The key move is using SE in the denominator, not σ. Using σ here would give z = 0.33 and a probability close to 0.37 — wildly wrong, because that would be the chance a single individual scored above 75, not the chance a sample mean of 36 scored above 75.

Sampling Distributions of Other Statistics

The same idea applies to any statistic computed from a sample, not just x̄.

  • Sample proportion p̂ has mean p and standard error √(p(1 − p)/n), and is approximately normal when np and n(1 − p) are both at least 10.
  • Difference of two means x̄₁ − x̄₂ has mean μ₁ − μ₂ and standard error √(σ₁²/n₁ + σ₂²/n₂). This is the foundation of the two-sample t-test.
  • Sample variance s² has its own sampling distribution related to the chi-square family.

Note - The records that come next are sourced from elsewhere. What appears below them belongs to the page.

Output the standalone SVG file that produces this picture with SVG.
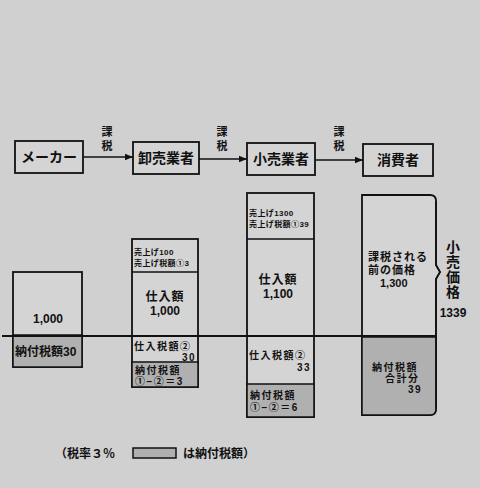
<svg xmlns="http://www.w3.org/2000/svg" width="480" height="488" viewBox="0 0 480 488">
<style>
text{font-family:"Liberation Sans","Noto Sans CJK JP",sans-serif;fill:#111;font-weight:bold}
.bx{fill:#d4d4d4;stroke:#111;stroke-width:1.8}
.sh{fill:#b0b0b0;stroke:#111;stroke-width:1.5}
.ln{stroke:#111;stroke-width:1.5;fill:none}
.t14{font-size:14px}
.t13{font-size:12px;letter-spacing:1px}
.t12{font-size:12px}
.t11{font-size:11px}
.t10{font-size:10px;letter-spacing:1.5px}
.t8{font-size:8px;letter-spacing:0.4px}
.mid{text-anchor:middle}
.end{text-anchor:end}
</style>
<defs>
<marker id="ah" viewBox="0 0 10 10" refX="10" refY="5" markerWidth="8" markerHeight="8" markerUnits="userSpaceOnUse" orient="auto">
<path d="M0,1 L10,5 L0,9 Z" fill="#111"/>
</marker>
</defs>
<rect width="480" height="488" fill="#d0d0d0"/>

<g id="maker">
<rect class="bx" x="15" y="141" width="68" height="32"/>
<text class="t14 mid" x="49" y="162">メーカー</text>
</g>
<g id="wholesaler">
<rect class="bx" x="133" y="142" width="66" height="32"/>
<text class="t14 mid" x="166" y="163">卸売業者</text>
</g>
<g id="retailer">
<rect class="bx" x="247" y="143" width="68" height="32"/>
<text class="t14 mid" x="281" y="164">小売業者</text>
</g>
<g id="consumer">
<rect class="bx" x="363" y="144" width="70" height="32"/>
<text class="t14 mid" x="398" y="165">消費者</text>
</g>

<g id="connectors">
<line class="ln" x1="83" y1="157" x2="133" y2="157" marker-end="url(#ah)"/>
<line class="ln" x1="199" y1="159" x2="247" y2="159" marker-end="url(#ah)"/>
<line class="ln" x1="315" y1="160" x2="363" y2="160" marker-end="url(#ah)"/>
<text class="t11 mid" x="107" y="136">課</text>
<text class="t11 mid" x="107" y="150">税</text>
<text class="t11 mid" x="222" y="136">課</text>
<text class="t11 mid" x="222" y="150">税</text>
<text class="t11 mid" x="339" y="136">課</text>
<text class="t11 mid" x="339" y="150">税</text>
</g>

<g id="maker-price">
<rect class="bx" x="13" y="272" width="69" height="95"/>
<rect class="sh" x="13" y="335" width="69" height="32"/>
<text class="t12 mid" x="48" y="323">1,000</text>
<text class="t12" x="15" y="356">納付税額30</text>
</g>

<g id="wholesaler-price">
<rect class="bx" x="132" y="239" width="66" height="148"/>
<line class="ln" x1="132" y1="272" x2="198" y2="272"/>
<rect class="sh" x="132" y="362" width="66" height="25"/>
<text class="t8" x="134" y="255">売上げ100</text>
<text class="t8" x="134" y="266">売上げ税額①3</text>
<text class="t13 mid" x="165" y="301">仕入額</text>
<text class="t12 mid" x="165" y="315">1,000</text>
<text class="t10" x="134" y="350">仕入税額②</text>
<text class="t10 end" x="196" y="361">30</text>
<text class="t10" x="135" y="374">納付税額</text>
<text class="t10" x="135" y="385">①−②＝3</text>
</g>

<g id="retailer-price">
<rect class="bx" x="247" y="193" width="67" height="224"/>
<line class="ln" x1="247" y1="239" x2="314" y2="239"/>
<rect class="sh" x="247" y="384" width="67" height="33"/>
<text class="t8" x="249" y="216">売上げ1300</text>
<text class="t8" x="249" y="227">売上げ税額①39</text>
<text class="t13 mid" x="278" y="284">仕入額</text>
<text class="t12 mid" x="278" y="298">1,100</text>
<text class="t10" x="249" y="359">仕入税額②</text>
<text class="t10 end" x="311" y="371">33</text>
<text class="t10" x="250" y="399">納付税額</text>
<text class="t10" x="250" y="411">①−②＝6</text>
</g>

<g id="consumer-price">
<path class="bx" d="M362,195 H430 Q436,195 436,201 V265 L440,272 L436,279 V409 Q436,415 430,415 H362 Z"/>
<path class="sh" d="M362,337 H436 V409 Q436,415 430,415 H362 Z"/>
<path class="ln" d="M436,201 V265 L440,272 L436,279 V409"/>
<text class="t11" x="368" y="261" letter-spacing="1">課税される</text>
<text class="t11" x="368" y="274" letter-spacing="1">前の価格</text>
<text class="t11" x="380" y="287">1,300</text>
<text class="t10" x="372" y="371">納付税額</text>
<text class="t10" x="385" y="382">合計分</text>
<text class="t10" x="408" y="393">39</text>
</g>

<g id="retail-price-label">
<text class="t14 mid" x="453" y="252">小</text>
<text class="t14 mid" x="453" y="267">売</text>
<text class="t14 mid" x="453" y="282">価</text>
<text class="t14 mid" x="453" y="297">格</text>
<text class="t12 mid" x="453" y="317">1339</text>
</g>

<line id="baseline" x1="2" y1="336" x2="436" y2="336" stroke="#111" stroke-width="1.8"/>

<g id="legend">
<text class="t12" x="55" y="458">（税率３％</text>
<rect class="sh" x="133" y="448" width="43" height="10"/>
<text class="t12" x="183" y="458">は納付税額）</text>
</g>
</svg>
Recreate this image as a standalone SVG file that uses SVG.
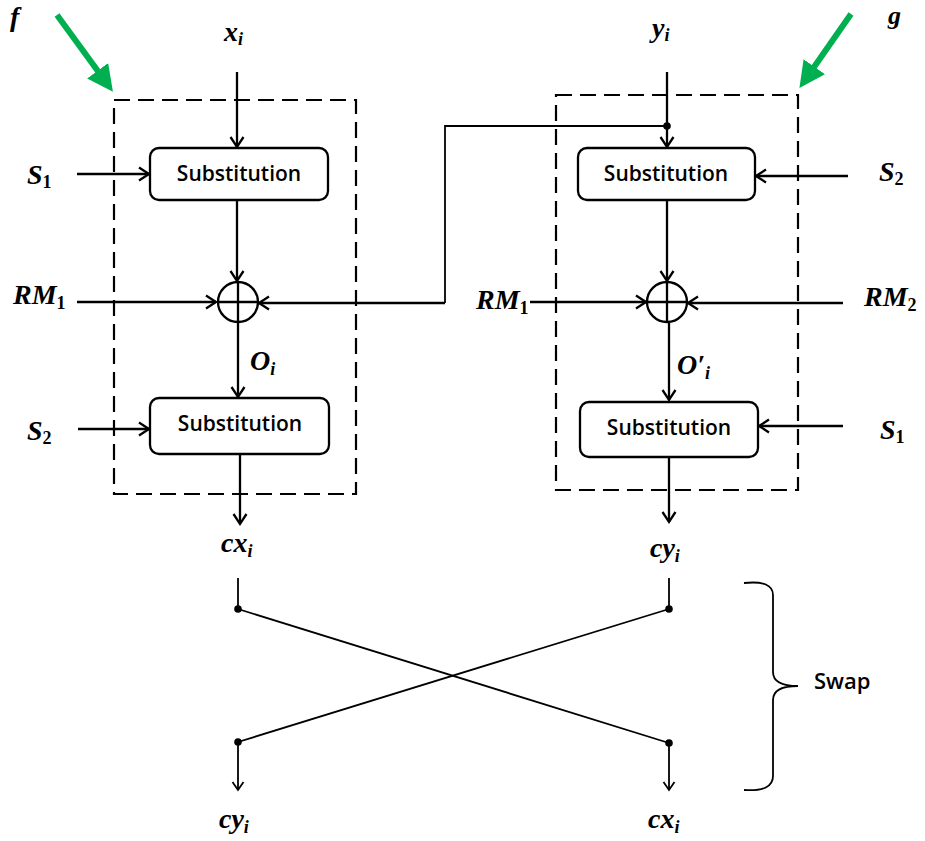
<svg xmlns="http://www.w3.org/2000/svg" width="925" height="841" viewBox="0 0 925 841">
<style>
.ln{fill:none;stroke:#000;stroke-width:2.3}
.thin{fill:none;stroke:#000;stroke-width:1.8}
.dash{fill:none;stroke:#000;stroke-width:2.2;stroke-dasharray:16 8}
.box{fill:#fff;stroke:#000;stroke-width:2.3}
.bt{font-family:"Open Sans",sans-serif;font-size:21px;font-weight:600;text-anchor:middle}
.m{font-family:"Liberation Serif",serif;font-size:28px;font-weight:bold;font-style:italic}
.sub{font-size:18px}
.num{font-style:normal}
.sw{font-family:"Open Sans",sans-serif;font-size:22px;font-weight:600}
.green{fill:none;stroke:#00b050;stroke-width:6}
</style>
<defs>
<marker id="ah" markerWidth="16" markerHeight="16" refX="12" refY="8" orient="auto" markerUnits="userSpaceOnUse">
<path d="M2,1.5 L12,8 L2,14.5" fill="none" stroke="#000" stroke-width="2.3"/>
</marker>
<marker id="ahs" markerWidth="14" markerHeight="14" refX="11" refY="7" orient="auto" markerUnits="userSpaceOnUse">
<path d="M3,1.5 L11,7 L3,12.5" fill="none" stroke="#000" stroke-width="1.8"/>
</marker>
<marker id="gh" markerWidth="32" markerHeight="32" refX="4" refY="16" orient="auto" markerUnits="userSpaceOnUse">
<path d="M0,3 L26,16 L0,29 Z" fill="#00b050"/>
</marker>
</defs>

<g id="f-block">
<rect class="dash" x="114" y="100" width="242" height="394"/>
</g>
<g id="g-block">
<rect class="dash" x="556" y="95" width="242" height="395"/>
</g>

<g id="green-arrows">
<line class="green" x1="57" y1="15" x2="100" y2="74" marker-end="url(#gh)"/>
<line class="green" x1="851" y1="14" x2="812" y2="70" marker-end="url(#gh)"/>
</g>

<g id="connectors">
<line class="ln" x1="237" y1="72" x2="237" y2="147" marker-end="url(#ah)"/>
<line class="ln" x1="77" y1="174" x2="149" y2="174" marker-end="url(#ah)"/>
<line class="ln" x1="237" y1="200" x2="237" y2="281" marker-end="url(#ah)"/>
<line class="ln" x1="77" y1="302" x2="216" y2="302" marker-end="url(#ah)"/>
<polyline class="thin" points="667,126 445,126 445,303"/>
<line class="ln" x1="445" y1="303" x2="259" y2="303" marker-end="url(#ah)"/>
<line class="ln" x1="238" y1="323" x2="238" y2="397" marker-end="url(#ah)"/>
<line class="ln" x1="78" y1="429" x2="149" y2="429" marker-end="url(#ah)"/>
<line class="ln" x1="240" y1="455" x2="240" y2="524" marker-end="url(#ah)"/>

<line class="ln" x1="667" y1="72" x2="667" y2="147" marker-end="url(#ah)"/>
<circle cx="667" cy="126" r="3.8" fill="#000"/>
<line class="ln" x1="848" y1="176" x2="756" y2="176" marker-end="url(#ah)"/>
<line class="ln" x1="667" y1="200" x2="667" y2="281" marker-end="url(#ah)"/>
<line class="ln" x1="530" y1="302" x2="646" y2="302" marker-end="url(#ah)"/>
<line class="ln" x1="843" y1="303" x2="688" y2="303" marker-end="url(#ah)"/>
<line class="ln" x1="669" y1="323" x2="669" y2="400" marker-end="url(#ah)"/>
<line class="ln" x1="843" y1="426" x2="759" y2="426" marker-end="url(#ah)"/>
<line class="ln" x1="669" y1="457" x2="669" y2="522" marker-end="url(#ah)"/>

<line class="thin" x1="238" y1="578" x2="238" y2="609"/>
<line class="thin" x1="669" y1="578" x2="669" y2="609"/>
<line class="thin" x1="238" y1="609" x2="669" y2="743"/>
<line class="thin" x1="669" y1="609" x2="238" y2="742"/>
<circle cx="238" cy="609" r="3.8" fill="#000"/>
<circle cx="669" cy="609" r="3.8" fill="#000"/>
<circle cx="238" cy="742" r="3.8" fill="#000"/>
<circle cx="669" cy="743" r="3.8" fill="#000"/>
<line class="thin" x1="238" y1="742" x2="238" y2="790" marker-end="url(#ahs)"/>
<line class="thin" x1="669" y1="743" x2="669" y2="790" marker-end="url(#ahs)"/>
<path class="thin" d="M744,583 Q773,580 773,595 L773,672 Q773,686 798,686 Q773,686 773,700 L773,776 Q773,792 744,790"/>
</g>

<g id="sub-f1">
<rect class="box" x="150" y="148" width="178" height="52" rx="9"/>
<text class="bt" x="239" y="181">Substitution</text>
</g>
<g id="xor-f">
<circle class="ln" cx="238" cy="302" r="20"/>
<line class="ln" x1="218" y1="302" x2="258" y2="302"/>
<line class="ln" x1="238" y1="282" x2="238" y2="322"/>
</g>
<g id="sub-f2">
<rect class="box" x="150" y="398" width="179" height="56" rx="9"/>
<text class="bt" x="240" y="431">Substitution</text>
</g>
<g id="sub-g1">
<rect class="box" x="578" y="148" width="177" height="52" rx="9"/>
<text class="bt" x="666" y="181">Substitution</text>
</g>
<g id="xor-g">
<circle class="ln" cx="667" cy="302" r="20"/>
<line class="ln" x1="647" y1="302" x2="687" y2="302"/>
<line class="ln" x1="667" y1="282" x2="667" y2="322"/>
</g>
<g id="sub-g2">
<rect class="box" x="580" y="402" width="178" height="55" rx="9"/>
<text class="bt" x="669" y="435">Substitution</text>
</g>

<g id="labels">
<text class="m" x="10" y="26">f</text>
<text class="m" x="888" y="24" style="font-size:26px">g</text>
<text class="m" x="224" y="41">x<tspan class="sub" dy="4">i</tspan></text>
<text class="m" x="652" y="37">y<tspan class="sub" dy="4">i</tspan></text>
<text class="m" x="27" y="184">S<tspan class="sub num" dy="4">1</tspan></text>
<text class="m" x="13" y="304">RM<tspan class="sub num" dy="5">1</tspan></text>
<text class="m" x="250" y="370">O<tspan class="sub" dy="5">i</tspan></text>
<text class="m" x="27" y="440">S<tspan class="sub num" dy="4">2</tspan></text>
<text class="m" x="221" y="552">cx<tspan class="sub" dy="5">i</tspan></text>
<text class="m" x="879" y="181">S<tspan class="sub num" dy="4">2</tspan></text>
<text class="m" x="476" y="309">RM<tspan class="sub num" dy="5">1</tspan></text>
<text class="m" x="864" y="306">RM<tspan class="sub num" dy="5">2</tspan></text>
<text class="m" x="677" y="374">O′<tspan class="sub" dy="5">i</tspan></text>
<text class="m" x="880" y="439">S<tspan class="sub num" dy="4">1</tspan></text>
<text class="m" x="650" y="557">cy<tspan class="sub" dy="5">i</tspan></text>
<text class="m" x="219" y="828">cy<tspan class="sub" dy="5">i</tspan></text>
<text class="m" x="648" y="828">cx<tspan class="sub" dy="5">i</tspan></text>
<text class="sw" x="814" y="689">Swap</text>
</g>
</svg>
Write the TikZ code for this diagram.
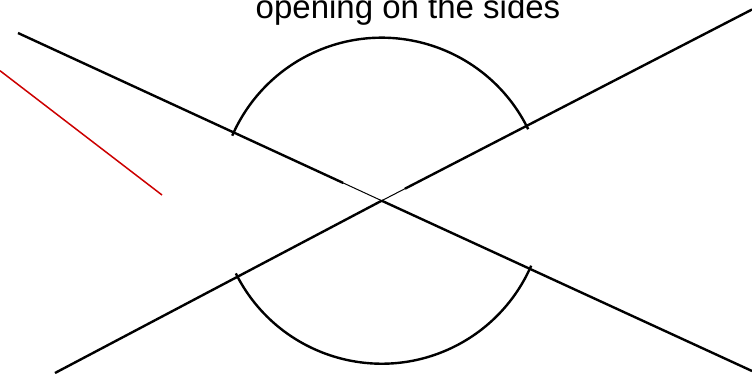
\documentclass[tikz,border=0pt]{standalone}
\usepackage{fontspec}
\setmainfont{Liberation Sans}
\usetikzlibrary{calc}
\definecolor{redline}{RGB}{204,0,0}
\tikzset{
  thickline/.style={line width=2.4pt, black},
  thinline/.style={line width=1pt, black},
  arcline/.style={line width=2.4pt, black},
  redstroke/.style={line width=1.5pt, redline},
  title/.style={font=\fontsize{33}{38}\selectfont, anchor=base, inner sep=0pt}
}
\begin{document}
\begin{tikzpicture}[x=1pt,y=1pt]
\useasboundingbox (0,0) rectangle (752,373);
\coordinate (O) at (381.7,172.3);
\coordinate (A1) at (18,340);
\coordinate (A2) at (752,2);
\coordinate (B1) at (55,0);
\coordinate (B2) at (752,363.5);
\coordinate (P) at ($(O)!0.106!(A1)$);
\coordinate (Q) at ($(O)!0.063!(B2)$);
\coordinate (R1) at (0,302.3);
\coordinate (R2) at (162,178);
\node[title] (t) at (408,354) {opening on the sides};
% line A
\draw[thickline] (A1) -- (P);
\draw[thinline] (P) -- (O);
\draw[thickline] (O) -- (A2);
% line B
\draw[thickline] (B1) -- (O);
\draw[thinline] (O) -- (Q);
\draw[thickline] (Q) -- (B2);
% arcs
\draw[arcline] ([shift={(26:163)}]O) arc[start angle=26, end angle=156.5, radius=163];
\draw[arcline] ([shift={(206.5:163)}]O) arc[start angle=206.5, end angle=336.5, radius=163];
% red line
\draw[redstroke] (R1) -- (R2);
\end{tikzpicture}
\end{document}
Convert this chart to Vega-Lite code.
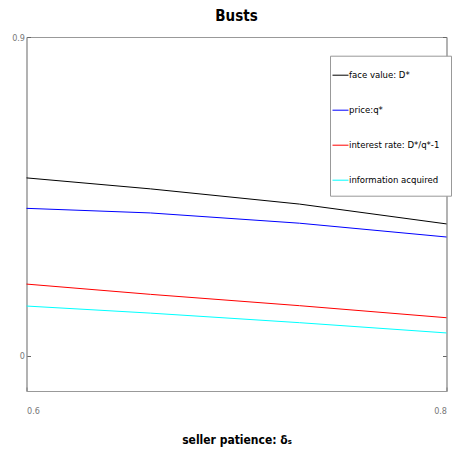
{
  "$schema": "https://vega.github.io/schema/vega-lite/v6.json",
  "width": 420,
  "height": 354,
  "autosize": {"type": "none"},
  "padding": {"left": 26.5, "top": 37, "right": 6.5, "bottom": 80},
  "background": "white",
  "title": {
    "text": "Busts",
    "font": "DejaVu Sans Condensed",
    "fontSize": 15,
    "fontWeight": "bold",
    "anchor": "middle",
    "offset": 9,
    "color": "black"
  },
  "data": {
    "values": [
      {"delta": 0.6, "series": "face value: D*", "v": 0.502},
      {"delta": 0.659, "series": "face value: D*", "v": 0.471},
      {"delta": 0.73, "series": "face value: D*", "v": 0.428},
      {"delta": 0.8, "series": "face value: D*", "v": 0.372},
      {"delta": 0.6, "series": "price:q*", "v": 0.416},
      {"delta": 0.659, "series": "price:q*", "v": 0.403},
      {"delta": 0.73, "series": "price:q*", "v": 0.374},
      {"delta": 0.8, "series": "price:q*", "v": 0.335},
      {"delta": 0.6, "series": "interest rate: D*/q*-1", "v": 0.202},
      {"delta": 0.659, "series": "interest rate: D*/q*-1", "v": 0.173},
      {"delta": 0.73, "series": "interest rate: D*/q*-1", "v": 0.141},
      {"delta": 0.8, "series": "interest rate: D*/q*-1", "v": 0.107},
      {"delta": 0.6, "series": "information acquired", "v": 0.14},
      {"delta": 0.659, "series": "information acquired", "v": 0.12},
      {"delta": 0.73, "series": "information acquired", "v": 0.093},
      {"delta": 0.8, "series": "information acquired", "v": 0.064}
    ]
  },
  "config": {
    "view": {"stroke": "#999", "strokeWidth": 1},
    "axis": {
      "grid": false,
      "domainColor": "#999",
      "tickColor": "#666",
      "labelColor": "#777",
      "labelFont": "DejaVu Sans Condensed",
      "labelFontSize": 9,
      "titleFont": "DejaVu Sans Condensed",
      "titleColor": "black"
    }
  },
  "layer": [
    {
      "mark": {"type": "line", "strokeWidth": 1},
      "encoding": {
        "x": {
          "field": "delta",
          "type": "quantitative",
          "scale": {"domain": [0.6, 0.8], "nice": false, "zero": false},
          "axis": {
            "values": [0.6, 0.8],
            "format": "~g",
            "tickSize": -4,
            "labelPadding": 19,
            "title": "seller patience: δₛ",
            "titleFontSize": 12,
            "titleFontWeight": "bold",
            "titlePadding": 19
          }
        },
        "y": {
          "field": "v",
          "type": "quantitative",
          "scale": {"domain": [-0.1, 0.9], "nice": false, "zero": false},
          "axis": {
            "values": [0, 0.9],
            "format": "~g",
            "tickSize": -4,
            "labelPadding": 6,
            "title": null
          }
        },
        "color": {
          "field": "series",
          "type": "nominal",
          "sort": ["face value: D*", "price:q*", "interest rate: D*/q*-1", "information acquired"],
          "scale": {
            "domain": ["face value: D*", "price:q*", "interest rate: D*/q*-1", "information acquired"],
            "range": ["#000000", "#0000ff", "#ff0000", "#00ffff"]
          },
          "legend": {
            "orient": "none",
            "legendX": 303.5,
            "legendY": 18.7,
            "title": null,
            "strokeColor": "#999",
            "fillColor": "white",
            "padding": 11,
            "symbolType": "stroke",
            "symbolSize": 256,
            "symbolStrokeWidth": 1,
            "symbolOffset": -9,
            "labelOffset": 0,
            "labelFont": "DejaVu Sans Condensed",
            "labelFontSize": 9.5,
            "labelColor": "black",
            "rowPadding": 22
          }
        }
      }
    },
    {
      "mark": {"type": "line", "opacity": 0},
      "encoding": {
        "x": {"field": "delta", "type": "quantitative"},
        "y": {
          "field": "v",
          "type": "quantitative",
          "axis": {
            "orient": "right",
            "values": [0, 0.9],
            "labels": false,
            "tickSize": -4,
            "title": null
          }
        },
        "detail": {"field": "series"}
      }
    }
  ],
  "resolve": {"axis": {"y": "independent"}}
}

Every test in inferential statistics — z, t, chi-square, F — picks a statistic, derives its sampling distribution under the null, and asks how unusual the observed value is. Once you see that pattern, the rest of inference is variations on a theme.

Getting Help

The Central Limit Theorem is the engine that makes the sampling-distribution-of-the-mean nearly always usable; for the why and the when, work through central limit theorem explained. To see a confidence interval built on top of the sampling distribution, understanding confidence intervals connects the spread above to a margin of error.

Conclusion

A sampling distribution is the distribution of a sample statistic across all possible samples of size n. Its center matches the parameter you are estimating, its spread (the standard error) is smaller than the population SD by a factor of √n, and its shape is normal whenever the CLT applies. Use SE — not σ — whenever you ask probability questions about a sample mean. That single substitution is the move that converts probability into statistics.